- Instructions for the task
Exclude pictures. Extract exactly the lines from the one that contains "Recreate this image" down to the one that contains "cus = df[df.serie", both included.
---+---
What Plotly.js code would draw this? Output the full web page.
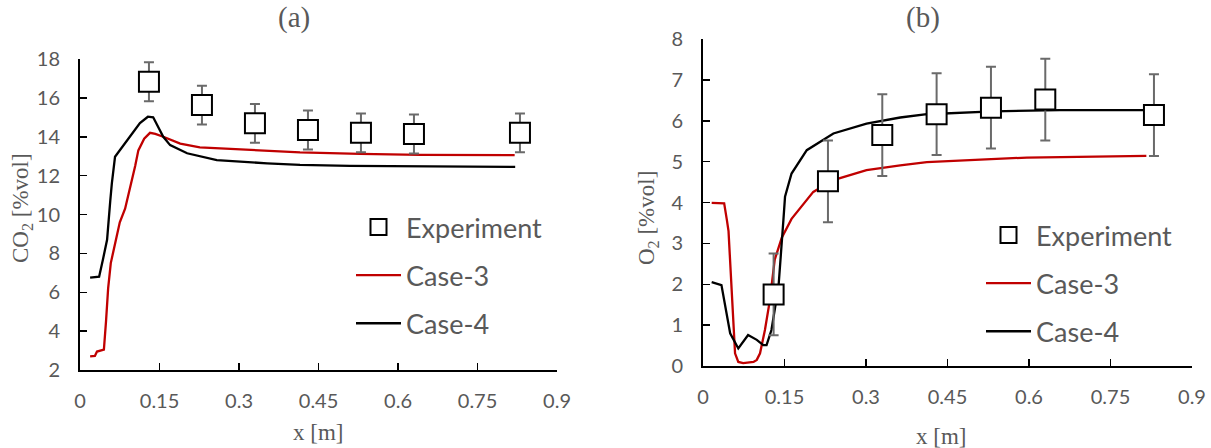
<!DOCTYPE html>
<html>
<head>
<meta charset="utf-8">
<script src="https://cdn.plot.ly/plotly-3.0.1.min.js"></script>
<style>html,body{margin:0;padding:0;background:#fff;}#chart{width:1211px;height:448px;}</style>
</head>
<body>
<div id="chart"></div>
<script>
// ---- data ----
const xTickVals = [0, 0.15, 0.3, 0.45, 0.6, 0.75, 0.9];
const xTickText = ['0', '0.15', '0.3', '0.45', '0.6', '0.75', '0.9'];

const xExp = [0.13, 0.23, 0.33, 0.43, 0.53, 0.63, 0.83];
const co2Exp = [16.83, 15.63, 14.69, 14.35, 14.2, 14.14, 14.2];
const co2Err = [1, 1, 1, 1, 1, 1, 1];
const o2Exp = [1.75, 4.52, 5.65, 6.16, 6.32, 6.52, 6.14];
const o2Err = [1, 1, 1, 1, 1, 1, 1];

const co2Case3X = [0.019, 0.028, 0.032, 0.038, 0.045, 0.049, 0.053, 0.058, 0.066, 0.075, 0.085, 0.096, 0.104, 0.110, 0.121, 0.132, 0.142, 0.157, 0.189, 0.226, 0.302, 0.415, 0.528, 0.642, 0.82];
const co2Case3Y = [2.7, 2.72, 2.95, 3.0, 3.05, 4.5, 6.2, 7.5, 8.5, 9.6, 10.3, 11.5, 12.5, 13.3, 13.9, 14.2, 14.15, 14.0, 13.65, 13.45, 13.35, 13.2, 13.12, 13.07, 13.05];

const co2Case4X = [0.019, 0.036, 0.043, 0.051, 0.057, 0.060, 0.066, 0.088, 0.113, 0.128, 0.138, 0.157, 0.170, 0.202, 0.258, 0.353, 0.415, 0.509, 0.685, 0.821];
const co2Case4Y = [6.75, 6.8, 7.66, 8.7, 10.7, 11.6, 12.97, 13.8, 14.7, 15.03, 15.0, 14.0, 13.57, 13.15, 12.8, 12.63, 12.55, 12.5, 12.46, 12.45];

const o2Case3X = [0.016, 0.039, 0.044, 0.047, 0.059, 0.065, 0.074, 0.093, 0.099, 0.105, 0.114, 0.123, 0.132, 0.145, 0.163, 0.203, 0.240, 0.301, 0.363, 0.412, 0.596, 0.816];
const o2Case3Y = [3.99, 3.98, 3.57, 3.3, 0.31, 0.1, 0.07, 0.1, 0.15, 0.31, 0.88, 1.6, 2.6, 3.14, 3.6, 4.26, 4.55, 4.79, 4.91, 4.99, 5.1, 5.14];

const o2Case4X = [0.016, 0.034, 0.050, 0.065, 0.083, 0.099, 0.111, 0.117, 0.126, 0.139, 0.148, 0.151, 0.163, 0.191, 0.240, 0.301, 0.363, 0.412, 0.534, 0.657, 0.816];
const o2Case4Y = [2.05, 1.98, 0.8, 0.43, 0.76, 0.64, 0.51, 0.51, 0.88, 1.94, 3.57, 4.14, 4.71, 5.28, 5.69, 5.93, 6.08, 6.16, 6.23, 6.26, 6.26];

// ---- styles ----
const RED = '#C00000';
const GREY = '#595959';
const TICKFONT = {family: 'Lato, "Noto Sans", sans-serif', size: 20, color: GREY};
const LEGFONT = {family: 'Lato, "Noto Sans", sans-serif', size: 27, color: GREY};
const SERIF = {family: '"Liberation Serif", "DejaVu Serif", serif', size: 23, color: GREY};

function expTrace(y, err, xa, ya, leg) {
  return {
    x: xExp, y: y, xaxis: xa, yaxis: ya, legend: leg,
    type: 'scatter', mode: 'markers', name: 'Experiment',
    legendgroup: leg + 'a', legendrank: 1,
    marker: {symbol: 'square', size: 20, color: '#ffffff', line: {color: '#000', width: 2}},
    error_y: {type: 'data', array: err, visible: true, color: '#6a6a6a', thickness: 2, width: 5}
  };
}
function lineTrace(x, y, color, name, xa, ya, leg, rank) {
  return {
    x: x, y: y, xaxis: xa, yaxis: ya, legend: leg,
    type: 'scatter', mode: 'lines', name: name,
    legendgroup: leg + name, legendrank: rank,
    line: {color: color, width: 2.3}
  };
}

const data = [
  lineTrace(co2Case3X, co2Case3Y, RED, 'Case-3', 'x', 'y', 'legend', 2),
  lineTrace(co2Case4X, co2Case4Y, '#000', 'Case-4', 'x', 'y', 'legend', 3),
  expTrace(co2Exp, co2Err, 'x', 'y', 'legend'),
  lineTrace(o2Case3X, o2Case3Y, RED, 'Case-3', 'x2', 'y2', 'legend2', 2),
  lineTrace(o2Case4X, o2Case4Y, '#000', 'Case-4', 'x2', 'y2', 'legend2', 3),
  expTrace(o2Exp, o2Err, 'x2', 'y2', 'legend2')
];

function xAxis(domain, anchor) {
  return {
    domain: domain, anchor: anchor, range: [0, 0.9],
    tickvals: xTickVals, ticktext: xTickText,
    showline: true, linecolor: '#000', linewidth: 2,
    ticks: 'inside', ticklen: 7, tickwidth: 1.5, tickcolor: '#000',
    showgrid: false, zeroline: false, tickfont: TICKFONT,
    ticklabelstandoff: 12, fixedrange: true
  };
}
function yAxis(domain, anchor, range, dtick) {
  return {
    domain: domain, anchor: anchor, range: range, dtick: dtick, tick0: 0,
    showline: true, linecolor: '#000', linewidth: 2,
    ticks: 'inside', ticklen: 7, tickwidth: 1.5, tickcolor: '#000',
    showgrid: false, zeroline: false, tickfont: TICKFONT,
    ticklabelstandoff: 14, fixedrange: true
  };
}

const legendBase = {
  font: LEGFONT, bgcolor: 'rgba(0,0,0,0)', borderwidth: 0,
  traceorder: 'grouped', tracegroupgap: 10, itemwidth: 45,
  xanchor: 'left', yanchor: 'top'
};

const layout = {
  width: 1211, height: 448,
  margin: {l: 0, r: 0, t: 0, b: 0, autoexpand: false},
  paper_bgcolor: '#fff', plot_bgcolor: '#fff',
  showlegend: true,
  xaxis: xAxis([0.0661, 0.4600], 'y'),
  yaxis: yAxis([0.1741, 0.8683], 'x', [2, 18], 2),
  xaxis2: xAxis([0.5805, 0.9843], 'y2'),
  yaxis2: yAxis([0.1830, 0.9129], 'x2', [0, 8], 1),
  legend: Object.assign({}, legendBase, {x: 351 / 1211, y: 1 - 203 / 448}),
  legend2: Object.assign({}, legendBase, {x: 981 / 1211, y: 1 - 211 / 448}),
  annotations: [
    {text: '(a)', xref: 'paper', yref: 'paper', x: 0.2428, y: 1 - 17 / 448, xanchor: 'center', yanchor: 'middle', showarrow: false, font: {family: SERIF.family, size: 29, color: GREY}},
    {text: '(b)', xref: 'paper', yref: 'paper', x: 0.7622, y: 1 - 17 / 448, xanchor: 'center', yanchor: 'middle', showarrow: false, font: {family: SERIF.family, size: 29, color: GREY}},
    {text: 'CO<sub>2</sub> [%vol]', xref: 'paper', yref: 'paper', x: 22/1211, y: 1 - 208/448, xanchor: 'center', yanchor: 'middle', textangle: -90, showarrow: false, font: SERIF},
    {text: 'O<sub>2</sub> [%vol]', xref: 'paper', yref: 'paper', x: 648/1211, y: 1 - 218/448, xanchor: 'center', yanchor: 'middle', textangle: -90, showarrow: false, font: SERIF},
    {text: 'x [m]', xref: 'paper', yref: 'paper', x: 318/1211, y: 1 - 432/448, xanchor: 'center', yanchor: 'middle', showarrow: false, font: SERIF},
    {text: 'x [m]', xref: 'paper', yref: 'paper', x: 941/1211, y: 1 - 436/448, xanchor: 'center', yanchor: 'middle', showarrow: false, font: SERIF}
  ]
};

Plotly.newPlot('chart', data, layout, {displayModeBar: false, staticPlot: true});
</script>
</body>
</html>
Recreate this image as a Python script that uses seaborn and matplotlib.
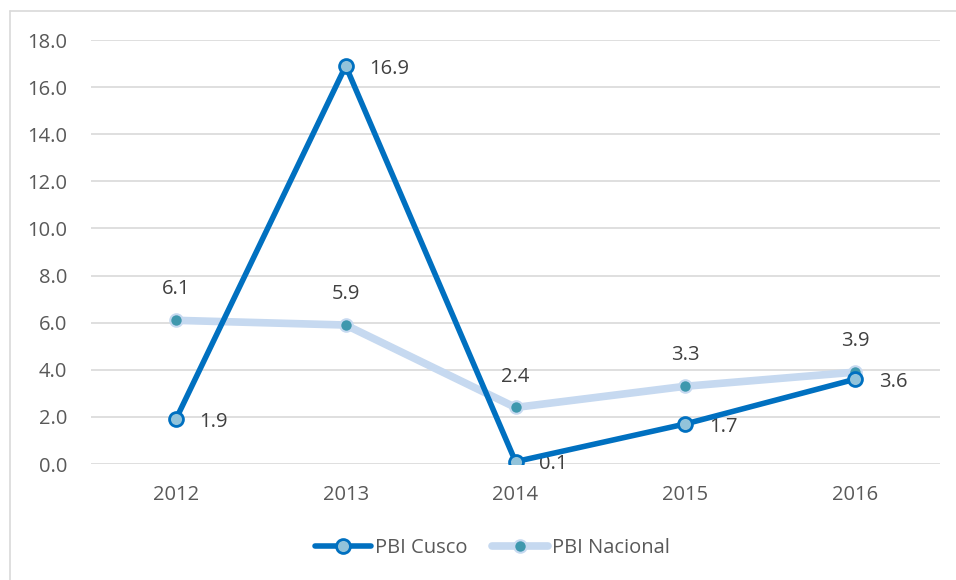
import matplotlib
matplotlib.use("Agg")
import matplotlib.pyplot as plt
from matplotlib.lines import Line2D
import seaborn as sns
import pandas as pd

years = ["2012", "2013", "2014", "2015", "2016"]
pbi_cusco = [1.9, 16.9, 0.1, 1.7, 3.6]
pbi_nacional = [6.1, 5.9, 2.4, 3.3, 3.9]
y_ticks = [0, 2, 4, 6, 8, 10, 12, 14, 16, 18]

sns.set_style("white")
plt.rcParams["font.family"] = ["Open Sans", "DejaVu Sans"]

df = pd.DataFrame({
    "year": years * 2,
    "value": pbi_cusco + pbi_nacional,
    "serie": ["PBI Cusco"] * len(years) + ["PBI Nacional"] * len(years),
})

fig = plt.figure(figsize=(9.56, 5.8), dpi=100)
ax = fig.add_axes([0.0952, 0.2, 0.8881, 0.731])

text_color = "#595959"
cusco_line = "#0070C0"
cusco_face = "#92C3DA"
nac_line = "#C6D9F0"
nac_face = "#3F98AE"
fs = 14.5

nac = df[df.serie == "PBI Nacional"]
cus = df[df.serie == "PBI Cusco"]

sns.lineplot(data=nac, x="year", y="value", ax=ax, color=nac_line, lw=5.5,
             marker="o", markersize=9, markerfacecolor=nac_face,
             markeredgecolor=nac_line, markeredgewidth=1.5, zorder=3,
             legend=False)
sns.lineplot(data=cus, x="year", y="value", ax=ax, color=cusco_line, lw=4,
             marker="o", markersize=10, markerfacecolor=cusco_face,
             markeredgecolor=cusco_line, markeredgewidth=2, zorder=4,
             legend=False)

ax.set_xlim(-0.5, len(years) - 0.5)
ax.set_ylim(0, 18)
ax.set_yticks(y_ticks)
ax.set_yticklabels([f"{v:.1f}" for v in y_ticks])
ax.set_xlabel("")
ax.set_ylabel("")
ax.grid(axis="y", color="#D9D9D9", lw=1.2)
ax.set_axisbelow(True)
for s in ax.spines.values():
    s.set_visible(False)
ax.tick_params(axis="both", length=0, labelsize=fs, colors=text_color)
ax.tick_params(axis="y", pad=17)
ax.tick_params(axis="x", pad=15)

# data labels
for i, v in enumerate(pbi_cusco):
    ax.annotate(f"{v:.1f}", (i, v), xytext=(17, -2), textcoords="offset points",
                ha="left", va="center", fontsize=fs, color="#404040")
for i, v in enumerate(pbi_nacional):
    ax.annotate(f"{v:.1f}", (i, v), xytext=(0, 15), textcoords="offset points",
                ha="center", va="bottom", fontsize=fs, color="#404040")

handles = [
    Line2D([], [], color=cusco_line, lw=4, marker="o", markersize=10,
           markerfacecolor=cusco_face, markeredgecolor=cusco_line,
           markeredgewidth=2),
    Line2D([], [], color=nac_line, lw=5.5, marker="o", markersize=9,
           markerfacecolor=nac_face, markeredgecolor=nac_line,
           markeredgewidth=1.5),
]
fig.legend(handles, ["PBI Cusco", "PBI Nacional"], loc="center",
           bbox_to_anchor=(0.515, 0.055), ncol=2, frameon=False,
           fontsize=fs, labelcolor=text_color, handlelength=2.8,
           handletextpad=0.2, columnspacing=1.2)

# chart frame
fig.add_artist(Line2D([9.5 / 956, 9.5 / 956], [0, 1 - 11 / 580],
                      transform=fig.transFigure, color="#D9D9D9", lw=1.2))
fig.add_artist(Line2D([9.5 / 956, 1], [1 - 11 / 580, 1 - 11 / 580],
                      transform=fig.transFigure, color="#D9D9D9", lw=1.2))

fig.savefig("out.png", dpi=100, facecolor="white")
---+---
- Result below
Recreate this image as a Python script that uses seaborn and matplotlib.
import matplotlib
matplotlib.use("Agg")
import matplotlib.pyplot as plt
from matplotlib.lines import Line2D
import seaborn as sns
import pandas as pd

years = ["2012", "2013", "2014", "2015", "2016"]
pbi_cusco = [1.9, 16.9, 0.1, 1.7, 3.6]
pbi_nacional = [6.1, 5.9, 2.4, 3.3, 3.9]
y_ticks = [0, 2, 4, 6, 8, 10, 12, 14, 16, 18]

sns.set_style("white")
plt.rcParams["font.family"] = ["Open Sans", "DejaVu Sans"]

df = pd.DataFrame({
    "year": years * 2,
    "value": pbi_cusco + pbi_nacional,
    "serie": ["PBI Cusco"] * len(years) + ["PBI Nacional"] * len(years),
})

fig = plt.figure(figsize=(9.56, 5.8), dpi=100)
ax = fig.add_axes([0.0952, 0.2, 0.8881, 0.731])

text_color = "#595959"
cusco_line = "#0070C0"
cusco_face = "#92C3DA"
nac_line = "#C6D9F0"
nac_face = "#3F98AE"
fs = 14.5

nac = df[df.serie == "PBI Nacional"]
cus = df[df.serie == "PBI Cusco"]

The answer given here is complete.